Hollywood is bending the knee to OpenAI
Netflix, A24, Focus Features, and Warner Bros.’ Clockwork have all reportedly decided to pass on picking up Artificial — director Luca Guadagnino’s new biographical drama about OpenAI cofounder / CEO Sam Altman — for distribution deals. And while Neon and Mubi are still said to be interested in the film, this situation makes it seem like Hollywood no longer has the courage to tell critical stories about Big Tech.
Postproduction on Artificial was nearly finished when Amazon MGM unexpectedly announced last week that it no longer plans to distribute the film. The news came as a surprise given how far along the movie was and reports that Amazon initially intended to give it a short, Oscar-qualifying theatrical run some time later this year. Artificial was also reportedly scheduled for a wider release in early 2027 and a showing at the SXSW Film & TV Festival, but those plans are now dead in the water.

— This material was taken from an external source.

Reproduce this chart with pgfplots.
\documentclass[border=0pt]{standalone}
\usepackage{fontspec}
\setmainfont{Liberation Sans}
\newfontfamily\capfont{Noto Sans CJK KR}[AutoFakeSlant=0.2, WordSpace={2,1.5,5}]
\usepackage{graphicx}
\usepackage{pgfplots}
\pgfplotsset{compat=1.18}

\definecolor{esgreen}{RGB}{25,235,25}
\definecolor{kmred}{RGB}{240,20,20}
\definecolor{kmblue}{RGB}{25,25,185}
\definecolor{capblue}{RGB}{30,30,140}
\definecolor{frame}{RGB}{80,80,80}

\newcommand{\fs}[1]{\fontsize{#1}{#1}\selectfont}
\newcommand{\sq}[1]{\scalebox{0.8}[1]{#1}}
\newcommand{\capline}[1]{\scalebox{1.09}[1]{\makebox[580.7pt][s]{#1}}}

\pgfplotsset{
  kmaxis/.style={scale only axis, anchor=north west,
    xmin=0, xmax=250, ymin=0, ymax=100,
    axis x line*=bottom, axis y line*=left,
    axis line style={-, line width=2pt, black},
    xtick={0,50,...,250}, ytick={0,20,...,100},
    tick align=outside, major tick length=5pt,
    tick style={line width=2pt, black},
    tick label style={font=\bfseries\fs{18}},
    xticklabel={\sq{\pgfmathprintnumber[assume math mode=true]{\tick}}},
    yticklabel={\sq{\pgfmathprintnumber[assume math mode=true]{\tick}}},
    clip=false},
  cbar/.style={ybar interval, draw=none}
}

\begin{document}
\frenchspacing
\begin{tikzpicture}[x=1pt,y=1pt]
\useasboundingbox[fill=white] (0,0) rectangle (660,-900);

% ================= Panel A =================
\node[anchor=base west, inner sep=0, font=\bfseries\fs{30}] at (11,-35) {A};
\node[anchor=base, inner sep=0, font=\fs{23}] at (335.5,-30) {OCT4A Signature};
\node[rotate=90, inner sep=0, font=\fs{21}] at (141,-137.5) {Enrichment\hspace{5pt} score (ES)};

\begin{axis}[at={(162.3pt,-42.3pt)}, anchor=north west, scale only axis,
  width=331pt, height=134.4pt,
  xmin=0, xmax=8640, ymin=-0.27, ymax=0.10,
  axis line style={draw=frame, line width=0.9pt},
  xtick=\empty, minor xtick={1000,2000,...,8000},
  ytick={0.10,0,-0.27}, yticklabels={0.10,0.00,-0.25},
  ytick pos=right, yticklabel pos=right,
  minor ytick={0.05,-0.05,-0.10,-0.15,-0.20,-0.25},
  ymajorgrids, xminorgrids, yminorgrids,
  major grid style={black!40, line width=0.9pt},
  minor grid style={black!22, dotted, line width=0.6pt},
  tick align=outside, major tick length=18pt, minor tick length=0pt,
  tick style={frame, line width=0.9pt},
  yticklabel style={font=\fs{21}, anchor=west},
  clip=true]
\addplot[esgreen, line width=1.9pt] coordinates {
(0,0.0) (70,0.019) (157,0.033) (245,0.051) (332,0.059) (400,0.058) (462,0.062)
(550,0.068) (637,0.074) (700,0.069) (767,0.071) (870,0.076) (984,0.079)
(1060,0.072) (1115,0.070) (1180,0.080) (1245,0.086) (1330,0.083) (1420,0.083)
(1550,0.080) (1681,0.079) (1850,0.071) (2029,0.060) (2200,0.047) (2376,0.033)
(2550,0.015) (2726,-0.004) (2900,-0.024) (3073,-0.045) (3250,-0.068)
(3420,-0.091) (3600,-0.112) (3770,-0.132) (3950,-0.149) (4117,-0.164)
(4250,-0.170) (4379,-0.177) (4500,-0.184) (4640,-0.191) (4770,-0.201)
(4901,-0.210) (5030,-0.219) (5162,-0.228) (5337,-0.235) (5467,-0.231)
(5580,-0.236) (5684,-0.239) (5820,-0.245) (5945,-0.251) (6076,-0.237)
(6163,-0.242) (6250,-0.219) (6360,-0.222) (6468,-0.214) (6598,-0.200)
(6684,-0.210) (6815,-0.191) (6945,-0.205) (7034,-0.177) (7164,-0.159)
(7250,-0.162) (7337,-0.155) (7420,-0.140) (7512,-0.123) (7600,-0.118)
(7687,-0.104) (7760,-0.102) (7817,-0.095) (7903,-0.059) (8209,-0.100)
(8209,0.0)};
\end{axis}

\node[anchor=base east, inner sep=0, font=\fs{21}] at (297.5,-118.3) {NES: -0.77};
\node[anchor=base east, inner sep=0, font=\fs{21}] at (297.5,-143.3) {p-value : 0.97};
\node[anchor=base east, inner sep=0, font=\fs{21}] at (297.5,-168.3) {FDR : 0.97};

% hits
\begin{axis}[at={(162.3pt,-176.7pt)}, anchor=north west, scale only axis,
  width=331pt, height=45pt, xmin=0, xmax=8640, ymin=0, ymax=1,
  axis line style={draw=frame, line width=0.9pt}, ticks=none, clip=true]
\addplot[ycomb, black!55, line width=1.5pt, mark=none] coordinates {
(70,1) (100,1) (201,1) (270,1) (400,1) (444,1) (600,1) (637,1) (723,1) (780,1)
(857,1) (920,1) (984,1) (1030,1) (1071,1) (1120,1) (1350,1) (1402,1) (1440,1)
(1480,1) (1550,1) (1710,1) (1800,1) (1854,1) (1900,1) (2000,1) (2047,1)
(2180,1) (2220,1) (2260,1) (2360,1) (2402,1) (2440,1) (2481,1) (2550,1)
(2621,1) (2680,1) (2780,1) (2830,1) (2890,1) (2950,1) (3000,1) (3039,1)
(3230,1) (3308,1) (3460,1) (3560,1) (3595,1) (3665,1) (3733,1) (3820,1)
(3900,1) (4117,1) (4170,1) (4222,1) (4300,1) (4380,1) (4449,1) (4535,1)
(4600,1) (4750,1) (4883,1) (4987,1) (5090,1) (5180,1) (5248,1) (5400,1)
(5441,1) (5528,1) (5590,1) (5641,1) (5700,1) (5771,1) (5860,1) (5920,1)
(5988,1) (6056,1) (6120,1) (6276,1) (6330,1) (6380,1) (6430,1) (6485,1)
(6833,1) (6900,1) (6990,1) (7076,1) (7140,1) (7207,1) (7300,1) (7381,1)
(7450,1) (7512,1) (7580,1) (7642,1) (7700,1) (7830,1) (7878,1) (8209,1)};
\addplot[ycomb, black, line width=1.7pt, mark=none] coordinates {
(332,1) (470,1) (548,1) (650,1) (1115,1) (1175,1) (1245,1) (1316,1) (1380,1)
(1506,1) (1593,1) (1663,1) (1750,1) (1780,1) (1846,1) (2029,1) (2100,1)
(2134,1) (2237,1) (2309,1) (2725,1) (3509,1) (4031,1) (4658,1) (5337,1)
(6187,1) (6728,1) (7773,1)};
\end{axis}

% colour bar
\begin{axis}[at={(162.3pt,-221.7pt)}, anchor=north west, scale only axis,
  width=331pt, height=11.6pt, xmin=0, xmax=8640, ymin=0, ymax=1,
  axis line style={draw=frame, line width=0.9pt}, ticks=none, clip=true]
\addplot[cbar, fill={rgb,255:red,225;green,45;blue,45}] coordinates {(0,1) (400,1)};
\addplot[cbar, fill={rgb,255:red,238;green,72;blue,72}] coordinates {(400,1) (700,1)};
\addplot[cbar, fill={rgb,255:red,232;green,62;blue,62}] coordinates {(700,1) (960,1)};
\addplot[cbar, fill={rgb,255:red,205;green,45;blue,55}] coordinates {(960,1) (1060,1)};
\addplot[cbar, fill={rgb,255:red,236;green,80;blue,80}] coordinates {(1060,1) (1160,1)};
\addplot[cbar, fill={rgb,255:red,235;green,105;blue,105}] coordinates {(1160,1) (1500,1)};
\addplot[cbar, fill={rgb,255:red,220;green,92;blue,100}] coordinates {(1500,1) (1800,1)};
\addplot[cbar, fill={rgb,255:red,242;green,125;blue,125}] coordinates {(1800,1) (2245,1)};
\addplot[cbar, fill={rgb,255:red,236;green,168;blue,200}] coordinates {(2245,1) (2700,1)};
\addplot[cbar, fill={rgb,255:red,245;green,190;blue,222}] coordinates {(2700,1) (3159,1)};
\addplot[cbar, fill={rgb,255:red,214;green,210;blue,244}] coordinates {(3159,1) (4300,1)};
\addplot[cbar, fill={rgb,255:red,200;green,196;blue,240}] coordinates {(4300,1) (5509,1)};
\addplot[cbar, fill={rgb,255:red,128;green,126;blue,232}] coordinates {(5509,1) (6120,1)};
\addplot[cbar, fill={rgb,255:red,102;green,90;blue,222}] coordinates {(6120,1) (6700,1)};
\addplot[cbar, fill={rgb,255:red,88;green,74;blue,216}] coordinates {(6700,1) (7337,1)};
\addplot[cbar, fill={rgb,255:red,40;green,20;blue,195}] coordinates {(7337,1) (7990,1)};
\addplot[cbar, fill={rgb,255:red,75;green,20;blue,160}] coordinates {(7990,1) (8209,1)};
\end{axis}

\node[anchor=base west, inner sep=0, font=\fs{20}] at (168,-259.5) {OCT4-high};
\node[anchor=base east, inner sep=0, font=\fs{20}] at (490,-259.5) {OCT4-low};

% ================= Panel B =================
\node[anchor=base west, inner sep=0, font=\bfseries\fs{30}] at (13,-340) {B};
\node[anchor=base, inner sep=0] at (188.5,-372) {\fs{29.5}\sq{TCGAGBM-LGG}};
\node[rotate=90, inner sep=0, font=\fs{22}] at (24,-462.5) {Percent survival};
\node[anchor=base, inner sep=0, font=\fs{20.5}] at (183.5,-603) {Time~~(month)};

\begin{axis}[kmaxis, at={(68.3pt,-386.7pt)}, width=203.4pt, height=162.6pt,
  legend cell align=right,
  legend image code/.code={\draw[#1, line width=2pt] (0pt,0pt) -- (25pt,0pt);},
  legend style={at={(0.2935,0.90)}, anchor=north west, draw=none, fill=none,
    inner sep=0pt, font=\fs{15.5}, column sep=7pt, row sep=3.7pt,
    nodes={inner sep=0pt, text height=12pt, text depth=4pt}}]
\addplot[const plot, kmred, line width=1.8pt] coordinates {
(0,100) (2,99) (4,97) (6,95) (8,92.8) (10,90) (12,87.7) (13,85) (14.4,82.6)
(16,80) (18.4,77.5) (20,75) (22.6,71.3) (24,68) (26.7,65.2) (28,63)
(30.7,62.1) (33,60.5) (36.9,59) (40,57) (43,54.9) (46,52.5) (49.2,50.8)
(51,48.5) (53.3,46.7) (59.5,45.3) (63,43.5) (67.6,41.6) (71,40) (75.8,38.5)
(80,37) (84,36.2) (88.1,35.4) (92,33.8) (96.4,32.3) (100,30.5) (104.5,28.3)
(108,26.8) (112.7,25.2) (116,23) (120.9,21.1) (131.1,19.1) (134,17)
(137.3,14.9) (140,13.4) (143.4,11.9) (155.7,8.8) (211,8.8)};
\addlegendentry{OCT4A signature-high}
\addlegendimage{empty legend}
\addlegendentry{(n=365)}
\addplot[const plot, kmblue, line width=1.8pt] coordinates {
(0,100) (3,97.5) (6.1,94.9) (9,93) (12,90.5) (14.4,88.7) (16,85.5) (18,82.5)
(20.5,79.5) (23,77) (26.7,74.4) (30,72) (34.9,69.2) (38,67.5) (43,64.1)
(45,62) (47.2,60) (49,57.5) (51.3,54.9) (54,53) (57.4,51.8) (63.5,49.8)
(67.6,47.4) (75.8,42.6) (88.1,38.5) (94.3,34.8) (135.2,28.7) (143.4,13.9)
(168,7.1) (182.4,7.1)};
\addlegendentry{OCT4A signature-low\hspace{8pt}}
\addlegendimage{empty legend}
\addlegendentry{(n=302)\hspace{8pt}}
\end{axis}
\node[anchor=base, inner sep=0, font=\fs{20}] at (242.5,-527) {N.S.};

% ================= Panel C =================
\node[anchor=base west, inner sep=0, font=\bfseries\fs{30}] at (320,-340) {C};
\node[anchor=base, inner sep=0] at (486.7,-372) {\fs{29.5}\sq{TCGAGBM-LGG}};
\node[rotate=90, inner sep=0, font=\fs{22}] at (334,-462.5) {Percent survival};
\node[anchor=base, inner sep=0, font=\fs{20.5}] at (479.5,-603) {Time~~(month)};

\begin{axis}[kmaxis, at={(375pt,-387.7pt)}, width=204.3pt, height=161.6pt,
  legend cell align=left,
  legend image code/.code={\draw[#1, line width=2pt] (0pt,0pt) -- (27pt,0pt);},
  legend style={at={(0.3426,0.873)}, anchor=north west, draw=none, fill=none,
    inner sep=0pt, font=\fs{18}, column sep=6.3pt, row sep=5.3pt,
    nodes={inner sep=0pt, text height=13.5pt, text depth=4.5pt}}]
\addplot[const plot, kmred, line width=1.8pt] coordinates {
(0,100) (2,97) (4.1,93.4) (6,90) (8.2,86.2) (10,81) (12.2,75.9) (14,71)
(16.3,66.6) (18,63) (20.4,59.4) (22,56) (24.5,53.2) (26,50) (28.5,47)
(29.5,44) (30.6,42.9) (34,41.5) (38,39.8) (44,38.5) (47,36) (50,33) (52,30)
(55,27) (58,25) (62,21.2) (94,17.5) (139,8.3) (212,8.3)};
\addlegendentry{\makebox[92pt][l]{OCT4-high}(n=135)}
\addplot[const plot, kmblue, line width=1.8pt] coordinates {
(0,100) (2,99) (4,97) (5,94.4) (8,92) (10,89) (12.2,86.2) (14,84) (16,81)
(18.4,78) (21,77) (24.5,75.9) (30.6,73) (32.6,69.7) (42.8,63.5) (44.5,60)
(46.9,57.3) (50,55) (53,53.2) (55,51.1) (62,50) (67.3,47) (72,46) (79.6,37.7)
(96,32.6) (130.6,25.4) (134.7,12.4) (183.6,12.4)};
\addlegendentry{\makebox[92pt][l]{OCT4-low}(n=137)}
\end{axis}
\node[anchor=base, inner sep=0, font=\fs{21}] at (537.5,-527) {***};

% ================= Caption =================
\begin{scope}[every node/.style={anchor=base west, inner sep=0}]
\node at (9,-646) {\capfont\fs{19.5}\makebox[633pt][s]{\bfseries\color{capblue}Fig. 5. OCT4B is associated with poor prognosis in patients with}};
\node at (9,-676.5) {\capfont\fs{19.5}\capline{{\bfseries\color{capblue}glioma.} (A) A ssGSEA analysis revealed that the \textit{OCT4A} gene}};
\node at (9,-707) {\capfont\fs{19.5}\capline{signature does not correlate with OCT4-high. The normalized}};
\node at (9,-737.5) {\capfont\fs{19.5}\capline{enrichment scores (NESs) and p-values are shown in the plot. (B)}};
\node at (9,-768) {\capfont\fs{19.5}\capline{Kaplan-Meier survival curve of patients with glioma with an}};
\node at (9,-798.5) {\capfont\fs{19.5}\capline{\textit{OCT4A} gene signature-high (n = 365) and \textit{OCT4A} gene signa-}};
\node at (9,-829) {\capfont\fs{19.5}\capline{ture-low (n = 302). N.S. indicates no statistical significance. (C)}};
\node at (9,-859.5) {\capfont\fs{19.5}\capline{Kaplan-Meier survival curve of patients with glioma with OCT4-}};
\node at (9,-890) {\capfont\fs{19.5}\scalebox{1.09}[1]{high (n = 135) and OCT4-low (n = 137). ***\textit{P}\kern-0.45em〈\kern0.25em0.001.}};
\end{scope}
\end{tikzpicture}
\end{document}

Though Amazon hasn’t gone into detail about why it dropped Artificial, the company told Deadline that it felt the film would be “better served if it were released by a different studio.” While Neon or Mubi could ultimately be better homes for the project, Amazon’s decision follows its $50 billion investment into OpenAI from earlier this year. Amazon has made abundantly clear that it wants to be in the AI business in a big way, and it’s easy to understand why the company might be reluctant to release a film that portrays an AI executive in a negative light. But the larger issue is the fact that Amazon probably won’t be the last studio to move this way.
On paper at least, the entire saga reads like a drama that could make for a gripping and timely examination of one of Silicon Valley’s most powerful executives. After projects like The Audacity, Mountainhead, The Dropout, and Aaron Sorkin’s forthcoming The Social Reckoning, Artificial feels like the sort of film that aligns with Hollywood’s recent fixation on stories about tech titans. And in this era of generative AI being shoved down everyone’s throats, audiences are primed for a star-studded feature focused on some of the people responsible for the technology’s omnipresence.
All of this paints a very bleak picture of Hollywood’s possible future — one in which movies and series are produced with gen AI by studios that refuse to say anything truly insightful or negative about the technology or its creators. Projects like The AI Doc: Or How I Became an Apocaloptimist have already shown us how uninspired and soulless films about AI can be when they’re crafted by people who seem beholden to tech executives. And what we’re looking at now is a potential age of Hollywood giants doing everything in their power to stay in Silicon Valley’s good graces. Operating that way — from a place of cowardice in service of tech-driven profits — is antithetical to producing good art.